EXTRACTED RECORDS >>
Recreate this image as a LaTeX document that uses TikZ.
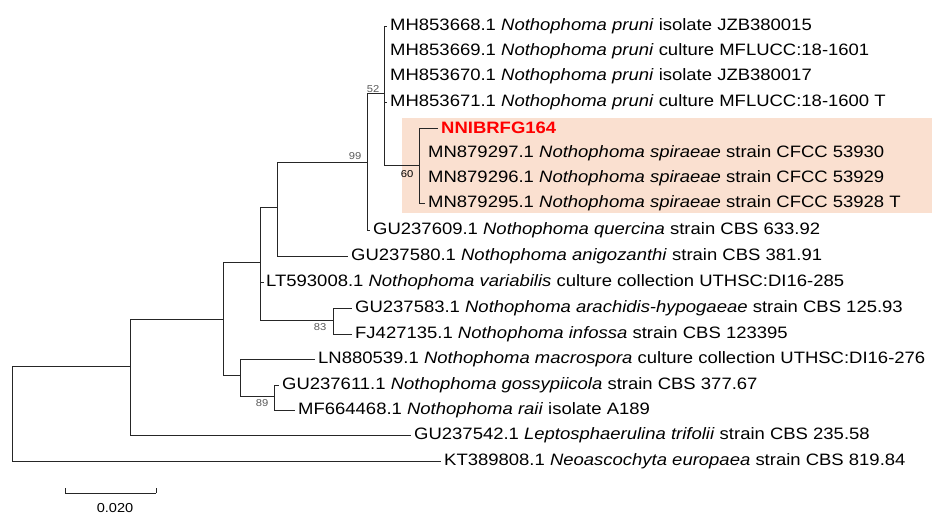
\documentclass[tikz,border=0pt]{standalone}
\usepackage{fontspec}
\setmainfont[FakeStretch=1.12]{Liberation Sans}
\definecolor{hl}{RGB}{250,224,208}
\begin{document}
\begin{tikzpicture}[x=1pt,y=-1pt,
  leaf/.style={anchor=west,inner sep=0pt,font=\fontsize{16.5}{18}\selectfont},
  br/.style={line width=0.8pt,black!85},
  boot/.style={font=\fontsize{10}{11}\selectfont,text=black!65,inner sep=0pt}]
\useasboundingbox (0,0) rectangle (944,528);
\fill[hl] (402,118) rectangle (932,213);
% internal nodes (x of vertical, y of incoming branch)
\coordinate (R) at (12,366);
\coordinate (A) at (130,366);
\coordinate (B) at (223,319);
\coordinate (C) at (240,375);
\coordinate (D) at (274,396);
\coordinate (E) at (260,262);
\coordinate (F) at (333,320);
\coordinate (G) at (277,207);
\coordinate (H) at (367,162);
\coordinate (I) at (384,93);
\coordinate (J) at (419,165);
% leaves
\node[leaf] (l1) at (390,26) {MH853668.1 \textit{Nothophoma pruni} isolate JZB380015};
\node[leaf] (l2) at (390,51) {MH853669.1 \textit{Nothophoma pruni} culture MFLUCC:18-1601};
\node[leaf] (l3) at (390,76) {MH853670.1 \textit{Nothophoma pruni} isolate JZB380017};
\node[leaf] (l4) at (390,102) {MH853671.1 \textit{Nothophoma pruni} culture MFLUCC:18-1600 T};
\node[leaf,text=red,font=\fontsize{16.5}{18}\selectfont\bfseries] (l5) at (441,128) {NNIBRFG164};
\node[leaf] (l6) at (428,153) {MN879297.1 \textit{Nothophoma spiraeae} strain CFCC 53930};
\node[leaf] (l7) at (428,178) {MN879296.1 \textit{Nothophoma spiraeae} strain CFCC 53929};
\node[leaf] (l8) at (428,203) {MN879295.1 \textit{Nothophoma spiraeae} strain CFCC 53928 T};
\node[leaf] (l9) at (373,230) {GU237609.1 \textit{Nothophoma quercina} strain CBS 633.92};
\node[leaf] (l10) at (351,256) {GU237580.1 \textit{Nothophoma anigozanthi} strain CBS 381.91};
\node[leaf] (l11) at (266,282) {LT593008.1 \textit{Nothophoma variabilis} culture collection UTHSC:DI16-285};
\node[leaf] (l12) at (355,308) {GU237583.1 \textit{Nothophoma arachidis-hypogaeae} strain CBS 125.93};
\node[leaf] (l13) at (355,334) {FJ427135.1 \textit{Nothophoma infossa} strain CBS 123395};
\node[leaf] (l14) at (318,359) {LN880539.1 \textit{Nothophoma macrospora} culture collection UTHSC:DI16-276};
\node[leaf] (l15) at (282,385) {GU237611.1 \textit{Nothophoma gossypiicola} strain CBS 377.67};
\node[leaf] (l16) at (298,410) {MF664468.1 \textit{Nothophoma raii} isolate A189};
\node[leaf] (l17) at (414,435) {GU237542.1 \textit{Leptosphaerulina trifolii} strain CBS 235.58};
\node[leaf] (l18) at (444,461) {KT389808.1 \textit{Neoascochyta europaea} strain CBS 819.84};
% branches
\draw[br] (R) -- (A);
\draw[br] (R) |- ([xshift=-3pt]l18.west);
\draw[br] (A) |- (B);
\draw[br] (A) |- ([xshift=-3pt]l17.west);
\draw[br] (B) |- (E);
\draw[br] (B) |- (C);
\draw[br] (C) |- ([xshift=-3pt]l14.west);
\draw[br] (C) |- (D);
\draw[br] (D) |- ([xshift=-3pt]l15.west);
\draw[br] (D) |- ([xshift=-3pt]l16.west);
\draw[br] (E) |- (G);
\draw[br] (E) |- ([xshift=-2pt]l11.west);
\draw[br] (E) |- (F);
\draw[br] (F) |- ([xshift=-3pt]l12.west);
\draw[br] (F) |- ([xshift=-3pt]l13.west);
\draw[br] (G) |- (H);
\draw[br] (G) |- ([xshift=-3pt]l10.west);
\draw[br] (H) |- (I);
\draw[br] (H) |- ([xshift=-3pt]l9.west);
\draw[br] (I) |- ([xshift=-3pt]l1.west);
\draw[br] (I) |- ([xshift=-3pt]l4.west);
\draw[br] (I) |- (J);
\draw[br] (J) |- ([xshift=-3pt]l5.west);
\draw[br] (J) |- ([xshift=-3pt]l8.west);
% bootstrap
\node[boot] at (373,89) {52};
\node[boot] at (355,156) {99};
\node[boot,text=black] at (407,174) {60};
\node[boot] at (320,327) {83};
\node[boot] at (262,403) {89};
% scale bar
\coordinate (s1) at (65,493);
\coordinate (s2) at (156,493);
\draw[br] (s1) -- (s2);
\draw[br] (s1) -- ++(0,-5);
\draw[br] (s2) -- ++(0,-5);
\node[font=\fontsize{13}{15}\selectfont] (sl) at (115,508) {0.020};
\end{tikzpicture}
\end{document}
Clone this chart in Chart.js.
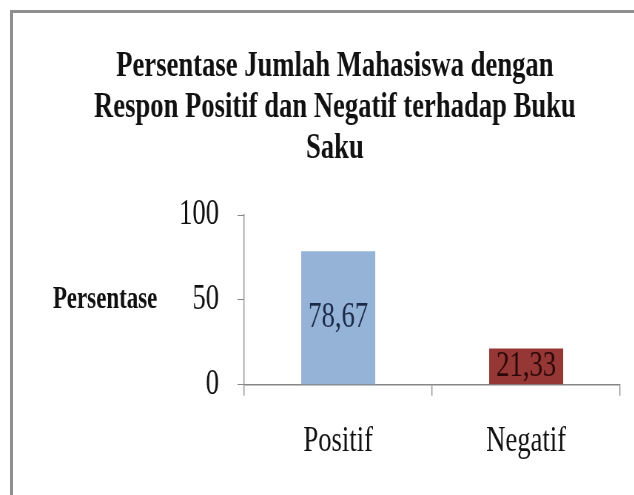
<!DOCTYPE html>
<html>
<head>
<meta charset="utf-8">
<script src="https://cdn.jsdelivr.net/npm/chart.js@4"></script>
<style>
  html, body { margin: 0; padding: 0; background: #ffffff; overflow: hidden; width: 634px; height: 495px; }
  #frame { position: absolute; left: 10px; top: 10px; width: 624px; height: 485px; border-left: 3px solid #8f8f8f; border-top: 3px solid #8f8f8f; box-sizing: border-box; }
  #wrap { position: absolute; left: 0; top: 0; width: 905px; height: 495px; transform: scaleX(0.74); transform-origin: 0 0; }
</style>
</head>
<body>
<div id="frame"></div>
<div id="wrap"><canvas id="c" width="905" height="495"></canvas></div>
<script>
const categories = ['Positif', 'Negatif'];
const values = [78.67, 21.33];
const yTicks = [0, 50, 100];
const titleLines = ['Persentase Jumlah Mahasiswa dengan', 'Respon Positif dan Negatif terhadap Buku', 'Saku'];
const yAxisTitle = 'Persentase';
const barColors = ['#95B3D7', '#953735'];
const valueLabelColors = ['#1C2B4A', '#2A0808'];

const FONT = '"Liberation Serif", "Times New Roman", serif';
Chart.defaults.font.family = FONT;
Chart.defaults.color = '#111111';

const valueLabels = {
  id: 'valueLabels',
  afterDatasetsDraw(chart) {
    const ctx = chart.ctx;
    const meta = chart.getDatasetMeta(0);
    ctx.save();
    ctx.font = 'normal 36px ' + FONT;
    ctx.textAlign = 'center';
    ctx.textBaseline = 'middle';
    meta.data.forEach((bar, i) => {
      const p = bar.getProps(['x', 'y', 'base'], true);
      ctx.fillStyle = valueLabelColors[i];
      ctx.fillText(values[i].toFixed(2).replace('.', ','), p.x, (p.y + p.base) / 2);
    });
    ctx.restore();
  }
};

const sideTitle = {
  id: 'sideTitle',
  afterDraw(chart) {
    const ctx = chart.ctx;
    const y = chart.scales.y;
    ctx.save();
    ctx.font = 'bold 31px ' + FONT;
    ctx.fillStyle = '#111111';
    ctx.textAlign = 'center';
    ctx.textBaseline = 'middle';
    ctx.fillText(yAxisTitle, 142, y.getPixelForValue(50));
    ctx.restore();
  }
};

new Chart(document.getElementById('c'), {
  type: 'bar',
  data: {
    labels: categories,
    datasets: [{
      data: values,
      backgroundColor: barColors,
      borderWidth: 0,
      barPercentage: 0.394,
      categoryPercentage: 1
    }]
  },
  options: {
    responsive: false,
    animation: false,
    devicePixelRatio: 1,
    layout: { padding: { left: 67, right: 67, top: 0, bottom: 8 } },
    plugins: {
      legend: { display: false },
      tooltip: { enabled: false },
      title: {
        display: true,
        text: titleLines,
        color: '#111111',
        font: { size: 36, weight: 'bold', lineHeight: 41 / 36 },
        padding: { top: 46, bottom: 46 }
      }
    },
    scales: {
      x: {
        offset: true,
        grid: { display: true, offset: true, drawOnChartArea: false, tickLength: 11, color: '#868686', lineWidth: 1.35 },
        border: { display: true, color: '#868686', width: 1.5 },
        ticks: { font: { size: 36 }, color: '#111111', padding: 24, maxRotation: 0, autoSkip: false }
      },
      y: {
        min: 0,
        max: 100,
        afterBuildTicks(scale) { scale.ticks = yTicks.map(v => ({ value: v })); },
        afterFit(scale) { scale.width = 263; },
        grid: { display: true, drawOnChartArea: false, tickLength: 9, color: '#868686', lineWidth: 1 },
        border: { display: true, color: '#868686', width: 1.35 },
        ticks: { font: { size: 36 }, color: '#111111', padding: 25 }
      }
    }
  },
  plugins: [valueLabels, sideTitle]
});
</script>
</body>
</html>
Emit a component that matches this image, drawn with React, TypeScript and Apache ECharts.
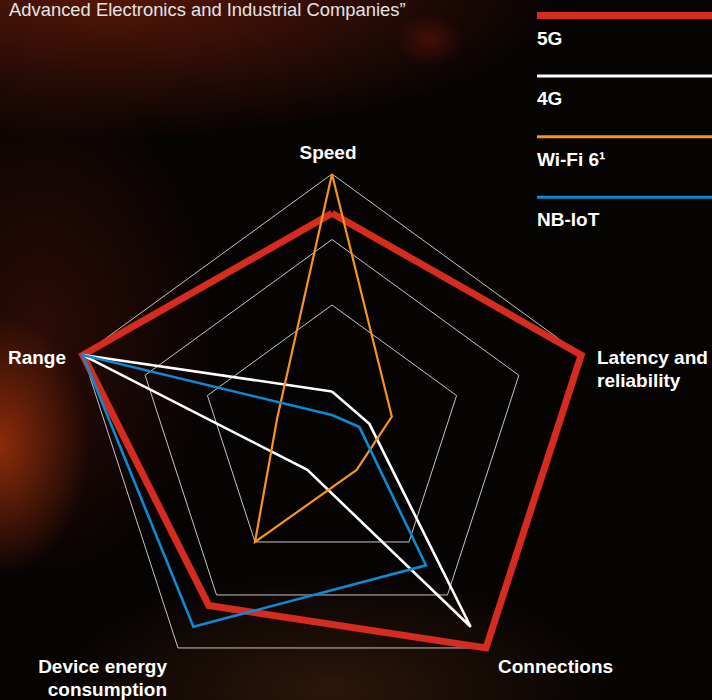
import React, { useEffect, useRef } from "react";
import * as echarts from "echarts";

// ---- data ----
const indicatorNames = [
  "Speed",
  "Range",
  "Device energy\nconsumption",
  "Connections",
  "Latency and\nreliability",
];
const seriesNames = ["5G", "4G", "Wi-Fi 6¹", "NB-IoT"];
// values in indicator order: Speed, Range, Device energy, Connections, Latency
const values5G = [85, 100, 80, 100, 100];
const values4G = [17, 100, 16, 90, 15];
const valuesWiFi6 = [100, 22, 50, 16, 24];
const valuesNBIoT = [8, 100, 90, 61, 11];
const indicatorMax = 100;
const titleText = "Advanced Electronics and Industrial Companies\u201D";

// ---- styles / layout ----
const seriesValues = [values5G, values4G, valuesWiFi6, valuesNBIoT];
const seriesColors = ["#d62b1f", "#ffffff", "#f7941d", "#0b8bd3"];
const seriesWidths = [7, 2.6, 2.2, 2.6];
const legendLineWidths = [7, 3, 3, 3];
const FONT = "'Liberation Sans', Arial, Helvetica, sans-serif";
const GRID = "#c4c4c4";

const labelLayout = [
  { x: 328, y: 152, align: "center" },
  { x: 66, y: 357, align: "right" },
  { x: 167, y: 678, align: "right" },
  { x: 498, y: 666, align: "left" },
  { x: 597, y: 369, align: "left" },
];

const BG =
  "radial-gradient(ellipse 90px 130px at 0px 445px, rgba(160,50,12,0.85), rgba(160,50,12,0) 100%)," +
  "radial-gradient(ellipse 460px 150px at 110px -10px, rgba(115,30,10,0.75), rgba(115,30,10,0) 100%)," +
  "radial-gradient(ellipse 180px 260px at 40px 330px, rgba(90,22,8,0.45), rgba(90,22,8,0) 100%)," +
  "radial-gradient(ellipse 280px 120px at 330px 690px, rgba(75,38,14,0.55), rgba(75,38,14,0) 100%)," +
  "radial-gradient(ellipse 34px 26px at 430px 40px, rgba(120,20,8,0.45), rgba(120,20,8,0) 100%)," +
  "#060303";

export default function App() {
  const ref = useRef<HTMLDivElement>(null);

  useEffect(() => {
    if (!ref.current) return;
    const chart = echarts.init(ref.current, undefined, { renderer: "svg" });

    const legendGraphics: any[] = [];
    seriesNames.forEach((name, i) => {
      const y = 15.5 + i * 60.6;
      legendGraphics.push({
        type: "line",
        silent: true,
        shape: { x1: 537, y1: y, x2: 712, y2: y },
        style: { stroke: seriesColors[i], lineWidth: legendLineWidths[i] },
      });
      legendGraphics.push({
        type: "text",
        silent: true,
        x: 537,
        y: y + 22.5,
        style: {
          text: name,
          fill: "#ffffff",
          font: `bold 19px ${FONT}`,
          align: "left",
          verticalAlign: "middle",
        },
      });
    });

    const labelGraphics = indicatorNames.map((name, i) => ({
      type: "text",
      silent: true,
      x: labelLayout[i].x,
      y: labelLayout[i].y,
      style: {
        text: name,
        fill: "#ffffff",
        font: `bold 19px ${FONT}`,
        lineHeight: 23,
        align: labelLayout[i].align,
        verticalAlign: "middle",
      },
    }));

    chart.setOption({
      animation: false,
      backgroundColor: "transparent",
      radar: {
        center: [332, 436],
        radius: 262,
        startAngle: 90,
        splitNumber: 4,
        shape: "polygon",
        indicator: indicatorNames.map((n) => ({ name: n, min: 0, max: indicatorMax })),
        axisName: { show: false },
        axisLine: { show: false },
        axisTick: { show: false },
        axisLabel: { show: false },
        splitArea: { show: false },
        splitLine: {
          lineStyle: {
            color: ["rgba(0,0,0,0)", "rgba(0,0,0,0)", GRID, GRID, GRID],
            width: 1,
          },
        },
      },
      series: [
        {
          type: "radar",
          silent: true,
          symbol: "none",
          data: seriesValues.map((vals, i) => ({
            name: seriesNames[i],
            value: vals,
            lineStyle: { color: seriesColors[i], width: seriesWidths[i], join: "miter", opacity: 1 },
          })),
        },
      ],
      graphic: [
        {
          type: "text",
          silent: true,
          x: 9,
          y: 9,
          style: {
            text: titleText,
            fill: "#e4e4e4",
            font: `18.4px ${FONT}`,
            align: "left",
            verticalAlign: "middle",
          },
        },
        ...legendGraphics,
        ...labelGraphics,
      ],
    });

    return () => chart.dispose();
  }, []);

  return (
    <div
      ref={ref}
      style={{ position: "fixed", left: 0, top: 0, width: 712, height: 700, background: BG }}
    />
  );
}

THE EXERCISE >>
Make an exact copy of the lines from the one that contains "Emit a component" through the one that contains "import * as", both included, and no other lines. Pictures are skipped.

TASK SOLUTION >>
Emit a component that matches this image, drawn with React, TypeScript and Apache ECharts.
import React, { useEffect, useRef } from "react";
import * as echarts from "echarts";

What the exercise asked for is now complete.